No setor de mecânica, a Associação Brasileira da Indústria de Máquinas e Equipamentos (Abimaq) estima que a balança comercial fechará o ano com saldo negativo de cerca de US$ 11 bilhões, que não será afetado pela crise por se tratar de encomendas antigas. "No ano que vem pode haver impacto, com queda do déficit, mas a produção nacional também será afetada, então não se trata de um cenário positivo", diz Mário Bernardini, consultor econômico da Abimaq.

O déficit tem sido impulsionado pelo aquecimento da demanda interna e pela competitividade do produto importado. "Agora muda tudo, pois a queda de investimentos provocada pela crise vai retrair tanto a importação quanto as exportações", diz Bernardini. Segundo ele, com esse cenário não é possível ver aumento de competitividade com o dólar mais forte. "Quem é que vai investir lá fora agora? O mercado vai encolher, então apesar de ter mais chance de competir, será num mercado menor."

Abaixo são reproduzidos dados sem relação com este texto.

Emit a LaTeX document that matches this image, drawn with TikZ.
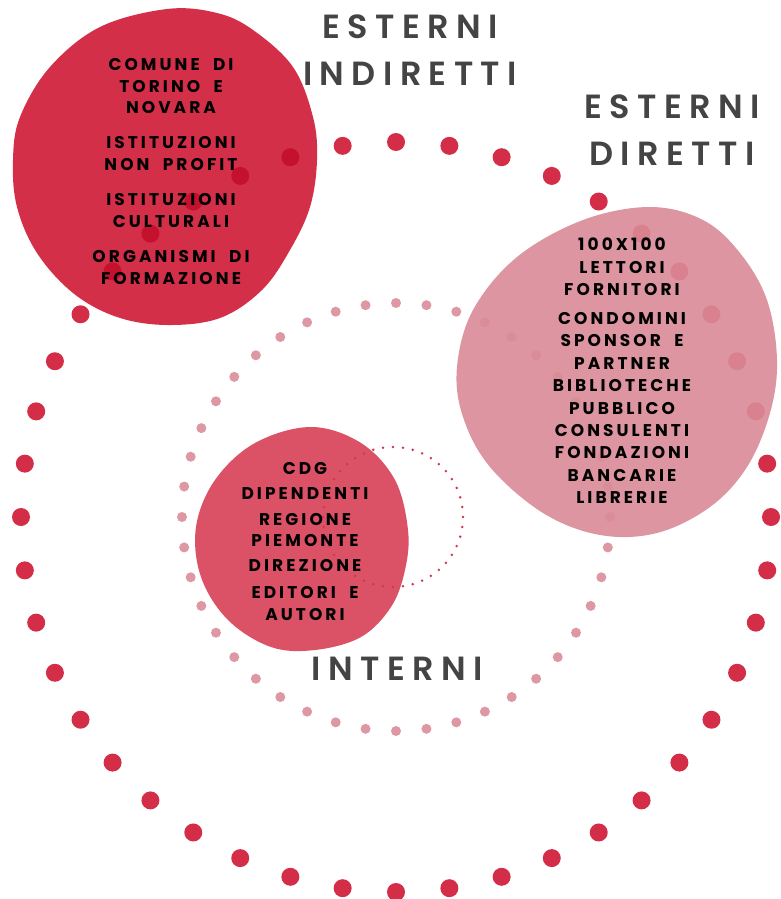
\documentclass[tikz,border=0pt]{standalone}
\usepackage{fontspec}
\newfontfamily\bodyfont[LetterSpace=18,WordSpace=2]{Poppins Bold}
\newfontfamily\headfont[LetterSpace=22]{Poppins SemiBold}
\definecolor{cRed}{RGB}{211,47,72}
\definecolor{cDot}{RGB}{212,45,72}
\definecolor{cDotIn}{RGB}{196,18,46}
\definecolor{cPink}{RGB}{218,139,151}
\definecolor{cPinkDot}{RGB}{222,152,164}
\definecolor{cMid}{RGB}{219,82,102}
\definecolor{cTiny}{RGB}{214,52,78}
\definecolor{cHead}{RGB}{68,68,68}
\def\blobA{plot[smooth cycle, tension=0.6] coordinates {(167,9) (217,13) (253,30) (293,67) (313,117) (317,160) (310,207) (290,250) (262,290) (220,318) (167,325) (117,317) (73,293) (37,253) (17,207) (13,160) (20,117) (50,67) (100,27)}}
\def\blobB{plot[smooth cycle, tension=0.6] coordinates {(650,207) (703,220) (740,253) (767,300) (777,360) (770,413) (747,467) (710,507) (657,533) (600,535) (543,513) (490,467) (463,417) (457,367) (473,310) (517,257) (583,220)}}
\def\blobC{plot[smooth cycle, tension=0.6] coordinates {(311,427) (361,443) (395,480) (408,530) (405,570) (391,607) (361,637) (315,650) (271,647) (228,620) (201,577) (196,527) (215,480) (255,443)}}
\tikzset{
  body/.style={align=center, inner sep=0pt, text=black},
  head/.style={align=center, inner sep=0pt, text=cHead, font=\headfont\fontsize{33.5pt}{47pt}\selectfont}
}
\begin{document}
\begin{tikzpicture}[x=1pt,y=-1pt]
\useasboundingbox[fill=white] (0,0) rectangle (780,899);
\coordinate (C) at (396,517);
% blob 1
\fill[cRed] \blobA;
% outer dots
\foreach \k in {0,...,43} \fill[cDot, shift={(C)}] (\k*360/44:375pt) circle (9pt);
\begin{scope}
\clip \blobA;
\foreach \k in {0,...,43} \fill[cDotIn, shift={(C)}] (\k*360/44:375pt) circle (9pt);
\end{scope}
% inner dots
\foreach \k in {0,...,43} \fill[cPinkDot, shift={(C)}] (\k*360/44:214pt) circle (5pt);
% blob 2
\fill[cPink, fill opacity=0.9] \blobB;
% blob 3
\fill[cMid] \blobC;
% tiny dots
\foreach \k in {0,...,43} \fill[cTiny, shift={(393,517)}] (\k*360/44:70pt) circle (1.4pt);
% headers
\node[head, anchor=north] (hA) at (410,15) {ESTERNI\\INDIRETTI};
\node[head, anchor=north] (hB) at (672,95) {ESTERNI\\DIRETTI};
\node[head, anchor=north] (hC) at (397,657) {INTERNI};
% texts
\node[body, anchor=north, font=\bodyfont\fontsize{17pt}{21.7pt}\selectfont] (tA) at (171,58)
 {COMUNE DI\\TORINO E\\NOVARA\\[13.5pt]ISTITUZIONI\\NON PROFIT\\[13.5pt]ISTITUZIONI\\CULTURALI\\[13.5pt]ORGANISMI DI\\FORMAZIONE};
\node[body, anchor=north, font=\bodyfont\fontsize{17pt}{22.4pt}\selectfont] (tB) at (622,238)
 {100X100\\LETTORI\\FORNITORI\\[6.5pt]CONDOMINI\\SPONSOR E\\PARTNER\\BIBLIOTECHE\\PUBBLICO\\CONSULENTI\\FONDAZIONI\\BANCARIE\\LIBRERIE};
\node[body, anchor=north, font=\bodyfont\fontsize{17pt}{21.5pt}\selectfont] (tC) at (305,462)
 {CDG\\[3.5pt]DIPENDENTI\\[4.5pt]REGIONE\\PIEMONTE\\[3.5pt]DIREZIONE\\[5.5pt]EDITORI E\\AUTORI};
\end{tikzpicture}
\end{document}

Para Vale, da MB Associados, só uma taxa de câmbio elevada durante mais tempo e a volta do crescimento da economia mundial poderia reativar as exportações da indústria de transformação brasileira. "Com o câmbio depreciando e a demanda interna mais fraca, podemos ter uma leve reversão da tendência de déficit na balança comercial da indústria dos manufaturados, mas não forte o suficiente", diz ele.